**Required work:** In your copy, leave out the pictures; write out all the data exactly.

**Material:**

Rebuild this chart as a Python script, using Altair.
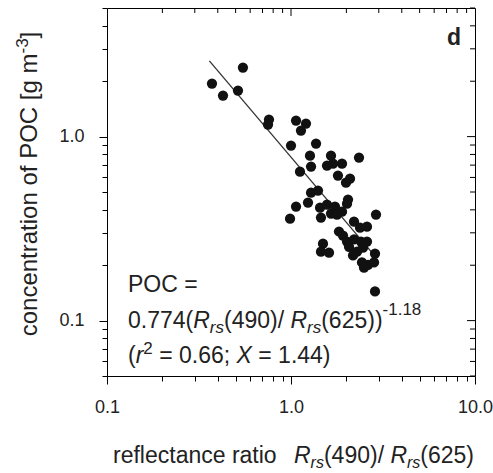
import altair as alt
import pandas as pd

# ---------------- data ----------------
ratio = [0.548, 0.372, 0.427, 0.515, 0.759, 0.750, 1.065, 1.206, 1.133, 1.000,
         1.368, 1.268, 1.650, 2.342, 1.285, 1.569, 1.692, 1.893, 1.119, 1.800,
         1.990, 2.093, 1.285, 1.402, 2.041, 1.237, 1.065, 0.988, 1.438, 1.569,
         1.734, 2.016, 1.893, 1.455, 1.650, 1.778, 2.200, 2.897, 2.371, 2.588,
         1.823, 1.917, 2.016, 2.200, 2.401, 2.588, 1.492, 1.455, 1.609, 2.067,
         2.284, 2.462, 2.173, 2.861, 2.431, 2.621, 2.826, 2.493, 2.861]
poc = [2.371, 1.941, 1.671, 1.778, 1.237, 1.162, 1.222, 1.177, 1.078, 0.894,
       0.916, 0.788, 0.788, 0.769, 0.687, 0.696, 0.713, 0.713, 0.645, 0.614,
       0.562, 0.591, 0.496, 0.509, 0.455, 0.438, 0.417, 0.358, 0.411, 0.427,
       0.417, 0.432, 0.391, 0.363, 0.382, 0.377, 0.345, 0.377, 0.320, 0.324,
       0.305, 0.290, 0.269, 0.276, 0.269, 0.269, 0.262, 0.237, 0.234, 0.252,
       0.237, 0.249, 0.226, 0.231, 0.207, 0.201, 0.207, 0.194, 0.144]

fit_x = [0.36, 2.8]
fit_y = [2.58, 0.23]

x_major = [0.1, 1, 10]
x_minor = [0.2, 0.3, 0.4, 0.5, 0.6, 0.7, 0.8, 0.9, 2, 3, 4, 5, 6, 7, 8, 9]
y_major = [0.1, 1]
y_minor = [0.05, 0.06, 0.07, 0.08, 0.09, 0.2, 0.3, 0.4, 0.5, 0.6, 0.7, 0.8, 0.9, 2, 3, 4, 5]

x_domain = [0.1, 10]
y_domain = [0.05, 5]

# ---------------- style ----------------
W = H = 368
FONT = "Liberation Sans"
TXT = "#222222"
MAJ, MIN = 8, 5

ARIAL = {' ': .278, '(': .333, ')': .333, '/': .278, '.': .278, ';': .278, '=': .584,
         '-': .333, '[': .278, ']': .278, 'R': .722, 'P': .667, 'O': .778, 'C': .722,
         'X': .667, 'a': .556, 'c': .5, 'e': .556, 'f': .278, 'g': .556, 'i': .222,
         'l': .222, 'm': .833, 'n': .556, 'o': .556, 'r': .333, 's': .5, 't': .278}


def tw(s, size):
    return sum(ARIAL.get(ch, .556) for ch in s) * size


one = pd.DataFrame({"a": [0]})


def txt(text, x, y, size, italic=False, bold=False, angle=0):
    return alt.Chart(one).mark_text(
        text=text, align="left", baseline="alphabetic", font=FONT, fontSize=size,
        fontStyle="italic" if italic else "normal",
        fontWeight="bold" if bold else "normal", angle=angle, color=TXT
    ).encode(x=alt.value(x), y=alt.value(y))


def run(pieces, x0, y0, angle=0):
    """pieces: (text, size, italic, shift) ; shift >0 raises"""
    layers = []
    pos = x0
    for text, size, italic, shift in pieces:
        lead = len(text) - len(text.lstrip(" "))
        core = text.strip(" ")
        start = pos + (tw(" " * lead, size) if angle == 0 else -tw(" " * lead, size))
        if angle == 0:
            layers.append(txt(core, start, y0 - shift, size, italic))
            pos += tw(text, size)
        else:  # rotated 270: text runs upward, "up" is to the left
            layers.append(txt(core, y0 - shift, start, size, italic, angle=270))
            pos -= tw(text, size)
    return layers


xs = alt.Scale(type="log", domain=x_domain, nice=False)
ys = alt.Scale(type="log", domain=y_domain, nice=False)

x_axis = alt.Axis(
    values=x_major + x_minor, orient="bottom", title=None, domain=False, grid=False,
    tickColor="black", tickWidth=1,
    tickSize={"condition": {"test": "datum.value == 0.1 || datum.value == 1 || datum.value == 10", "value": MAJ}, "value": MIN},
    labelExpr="datum.value == 0.1 ? '0.1' : (datum.value == 1 ? '1.0' : (datum.value == 10 ? '10.0' : ''))",
    labelFont=FONT, labelFontSize=18, labelColor=TXT, labelPadding=14,
    labelOverlap=False, labelFlush=False)
y_axis = alt.Axis(
    values=y_major + y_minor, orient="left", title=None, domain=False, grid=False,
    tickColor="black", tickWidth=1,
    tickSize={"condition": {"test": "datum.value == 0.1 || datum.value == 1", "value": MAJ}, "value": MIN},
    labelExpr="datum.value == 0.1 ? '0.1' : (datum.value == 1 ? '1.0' : '')",
    labelFont=FONT, labelFontSize=18, labelColor=TXT, labelPadding=15,
    labelOverlap=False, labelFlush=False)

pts = pd.DataFrame({"ratio": ratio, "poc": poc})
fit = pd.DataFrame({"ratio": fit_x, "poc": fit_y})

line = alt.Chart(fit).mark_line(color="#333333", strokeWidth=1.3).encode(
    x=alt.X("ratio:Q", scale=xs, axis=x_axis), y=alt.Y("poc:Q", scale=ys, axis=y_axis))
points = alt.Chart(pts).mark_circle(size=105, color="#111111", opacity=1).encode(
    x=alt.X("ratio:Q", scale=xs, axis=x_axis), y=alt.Y("poc:Q", scale=ys, axis=y_axis))


def top_ticks(vals, n):
    return alt.Chart(pd.DataFrame({"ratio": vals})).mark_rule(color="black", strokeWidth=1).encode(
        x=alt.X("ratio:Q", scale=xs, axis=x_axis), y=alt.value(0), y2=alt.value(n))


def right_ticks(vals, n):
    return alt.Chart(pd.DataFrame({"poc": vals})).mark_rule(color="black", strokeWidth=1).encode(
        y=alt.Y("poc:Q", scale=ys, axis=y_axis), x=alt.value(W - n), x2=alt.value(W))


layers = [top_ticks(x_major[1:2], MAJ), top_ticks(x_minor, MIN),
          right_ticks(y_major, MAJ), right_ticks(y_minor, MIN), line, points]

# panel letter
layers.append(txt("d", 340, 37, 23, bold=True))

# equation
S, s = 23, 17
layers.append(txt("POC =", 21, 284, S))
layers += run([("0.774(", S, False, 0), ("R", S, True, 0), ("rs", s, True, -5),
               ("(490)/ ", S, False, 0), ("R", S, True, 0), ("rs", s, True, -5),
               ("(625))", S, False, 0), ("-1.18", s, False, 13)], 21, 320)
layers += run([("(", S, False, 0), ("r", S, True, 0), ("2", s, False, 9),
               (" = 0.66; ", S, False, 0), ("X", S, True, 0), (" = 1.44)", S, False, 0)], 21, 355)

# x-axis title
T, t = 23, 16
layers.append(txt("reflectance ratio", 6, 455, T))
layers += run([("R", T, True, 0), ("rs", t, True, -5), ("(490)/ ", T, False, 0),
               ("R", T, True, 0), ("rs", t, True, -5), ("(625)", T, False, 0)], 187, 455)

# y-axis title (rotated)
TY, ty = 24, 17
yt = [("concentration of POC [g m", TY, False, 0), ("-3", ty, False, 9), ("]", TY, False, 0)]
L = sum(tw(p[0], p[1]) for p in yt)
layers += run(yt, 176 + L / 2, -70, angle=270)

chart = alt.layer(*layers).properties(
    width=W, height=H,
    autosize=alt.AutoSizeParams(type="none"),
    padding={"left": 107, "top": 8, "right": 18, "bottom": 97},
    background="white",
).configure_view(stroke="black", strokeWidth=1)

chart.save("out.html", embed_options={"renderer": "svg", "actions": False})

**Task result:**
Rebuild this chart as a Python script, using Altair.
import altair as alt
import pandas as pd

# ---------------- data ----------------
ratio = [0.548, 0.372, 0.427, 0.515, 0.759, 0.750, 1.065, 1.206, 1.133, 1.000,
         1.368, 1.268, 1.650, 2.342, 1.285, 1.569, 1.692, 1.893, 1.119, 1.800,
         1.990, 2.093, 1.285, 1.402, 2.041, 1.237, 1.065, 0.988, 1.438, 1.569,
         1.734, 2.016, 1.893, 1.455, 1.650, 1.778, 2.200, 2.897, 2.371, 2.588,
         1.823, 1.917, 2.016, 2.200, 2.401, 2.588, 1.492, 1.455, 1.609, 2.067,
         2.284, 2.462, 2.173, 2.861, 2.431, 2.621, 2.826, 2.493, 2.861]
poc = [2.371, 1.941, 1.671, 1.778, 1.237, 1.162, 1.222, 1.177, 1.078, 0.894,
       0.916, 0.788, 0.788, 0.769, 0.687, 0.696, 0.713, 0.713, 0.645, 0.614,
       0.562, 0.591, 0.496, 0.509, 0.455, 0.438, 0.417, 0.358, 0.411, 0.427,
       0.417, 0.432, 0.391, 0.363, 0.382, 0.377, 0.345, 0.377, 0.320, 0.324,
       0.305, 0.290, 0.269, 0.276, 0.269, 0.269, 0.262, 0.237, 0.234, 0.252,
       0.237, 0.249, 0.226, 0.231, 0.207, 0.201, 0.207, 0.194, 0.144]

fit_x = [0.36, 2.8]
fit_y = [2.58, 0.23]

x_major = [0.1, 1, 10]
x_minor = [0.2, 0.3, 0.4, 0.5, 0.6, 0.7, 0.8, 0.9, 2, 3, 4, 5, 6, 7, 8, 9]
y_major = [0.1, 1]
y_minor = [0.05, 0.06, 0.07, 0.08, 0.09, 0.2, 0.3, 0.4, 0.5, 0.6, 0.7, 0.8, 0.9, 2, 3, 4, 5]

x_domain = [0.1, 10]
y_domain = [0.05, 5]

# ---------------- style ----------------
W = H = 368
FONT = "Liberation Sans"
TXT = "#222222"
MAJ, MIN = 8, 5

ARIAL = {' ': .278, '(': .333, ')': .333, '/': .278, '.': .278, ';': .278, '=': .584,
         '-': .333, '[': .278, ']': .278, 'R': .722, 'P': .667, 'O': .778, 'C': .722,
         'X': .667, 'a': .556, 'c': .5, 'e': .556, 'f': .278, 'g': .556, 'i': .222,
         'l': .222, 'm': .833, 'n': .556, 'o': .556, 'r': .333, 's': .5, 't': .278}


def tw(s, size):
    return sum(ARIAL.get(ch, .556) for ch in s) * size


one = pd.DataFrame({"a": [0]})


def txt(text, x, y, size, italic=False, bold=False, angle=0):
    return alt.Chart(one).mark_text(
        text=text, align="left", baseline="alphabetic", font=FONT, fontSize=size,
        fontStyle="italic" if italic else "normal",
        fontWeight="bold" if bold else "normal", angle=angle, color=TXT
    ).encode(x=alt.value(x), y=alt.value(y))


def run(pieces, x0, y0, angle=0):
    """pieces: (text, size, italic, shift) ; shift >0 raises"""
    layers = []
    pos = x0
    for text, size, italic, shift in pieces:
        lead = len(text) - len(text.lstrip(" "))
        core = text.strip(" ")
        start = pos + (tw(" " * lead, size) if angle == 0 else -tw(" " * lead, size))
        if angle == 0:
            layers.append(txt(core, start, y0 - shift, size, italic))
            pos += tw(text, size)
        else:  # rotated 270: text runs upward, "up" is to the left
            layers.append(txt(core, y0 - shift, start, size, italic, angle=270))
            pos -= tw(text, size)
    return layers


xs = alt.Scale(type="log", domain=x_domain, nice=False)
ys = alt.Scale(type="log", domain=y_domain, nice=False)

x_axis = alt.Axis(
    values=x_major + x_minor, orient="bottom", title=None, domain=False, grid=False,
    tickColor="black", tickWidth=1,
    tickSize={"condition": {"test": "datum.value == 0.1 || datum.value == 1 || datum.value == 10", "value": MAJ}, "value": MIN},
    labelExpr="datum.value == 0.1 ? '0.1' : (datum.value == 1 ? '1.0' : (datum.value == 10 ? '10.0' : ''))",
    labelFont=FONT, labelFontSize=18, labelColor=TXT, labelPadding=14,
    labelOverlap=False, labelFlush=False)
y_axis = alt.Axis(
    values=y_major + y_minor, orient="left", title=None, domain=False, grid=False,
    tickColor="black", tickWidth=1,
    tickSize={"condition": {"test": "datum.value == 0.1 || datum.value == 1", "value": MAJ}, "value": MIN},
    labelExpr="datum.value == 0.1 ? '0.1' : (datum.value == 1 ? '1.0' : '')",
    labelFont=FONT, labelFontSize=18, labelColor=TXT, labelPadding=15,
    labelOverlap=False, labelFlush=False)

pts = pd.DataFrame({"ratio": ratio, "poc": poc})
fit = pd.DataFrame({"ratio": fit_x, "poc": fit_y})

line = alt.Chart(fit).mark_line(color="#333333", strokeWidth=1.3).encode(
    x=alt.X("ratio:Q", scale=xs, axis=x_axis), y=alt.Y("poc:Q", scale=ys, axis=y_axis))
points = alt.Chart(pts).mark_circle(size=105, color="#111111", opacity=1).encode(
    x=alt.X("ratio:Q", scale=xs, axis=x_axis), y=alt.Y("poc:Q", scale=ys, axis=y_axis))


def top_ticks(vals, n):
    return alt.Chart(pd.DataFrame({"ratio": vals})).mark_rule(color="black", strokeWidth=1).encode(
        x=alt.X("ratio:Q", scale=xs, axis=x_axis), y=alt.value(0), y2=alt.value(n))


def right_ticks(vals, n):
    return alt.Chart(pd.DataFrame({"poc": vals})).mark_rule(color="black", strokeWidth=1).encode(
        y=alt.Y("poc:Q", scale=ys, axis=y_axis), x=alt.value(W - n), x2=alt.value(W))


layers = [top_ticks(x_major[1:2], MAJ), top_ticks(x_minor, MIN),
          right_ticks(y_major, MAJ), right_ticks(y_minor, MIN), line, points]

# panel letter
layers.append(txt("d", 340, 37, 23, bold=True))

# equation
S, s = 23, 17
layers.append(txt("POC =", 21, 284, S))
layers += run([("0.774(", S, False, 0), ("R", S, True, 0), ("rs", s, True, -5),
               ("(490)/ ", S, False, 0), ("R", S, True, 0), ("rs", s, True, -5),
               ("(625))", S, False, 0), ("-1.18", s, False, 13)], 21, 320)
layers += run([("(", S, False, 0), ("r", S, True, 0), ("2", s, False, 9),
               (" = 0.66; ", S, False, 0), ("X", S, True, 0), (" = 1.44)", S, False, 0)], 21, 355)

# x-axis title
T, t = 23, 16
layers.append(txt("reflectance ratio", 6, 455, T))
layers += run([("R", T, True, 0), ("rs", t, True, -5), ("(490)/ ", T, False, 0),
               ("R", T, True, 0), ("rs", t, True, -5), ("(625)", T, False, 0)], 187, 455)

# y-axis title (rotated)
TY, ty = 24, 17
yt = [("concentration of POC [g m", TY, False, 0), ("-3", ty, False, 9), ("]", TY, False, 0)]
L = sum(tw(p[0], p[1]) for p in yt)
layers += run(yt, 176 + L / 2, -70, angle=270)

chart = alt.layer(*layers).properties(
    width=W, height=H,
    autosize=alt.AutoSizeParams(type="none"),
    padding={"left": 107, "top": 8, "right": 18, "bottom": 97},
    background="white",
).configure_view(stroke="black", strokeWidth=1)

chart.save("out.html", embed_options={"renderer": "svg", "actions": False})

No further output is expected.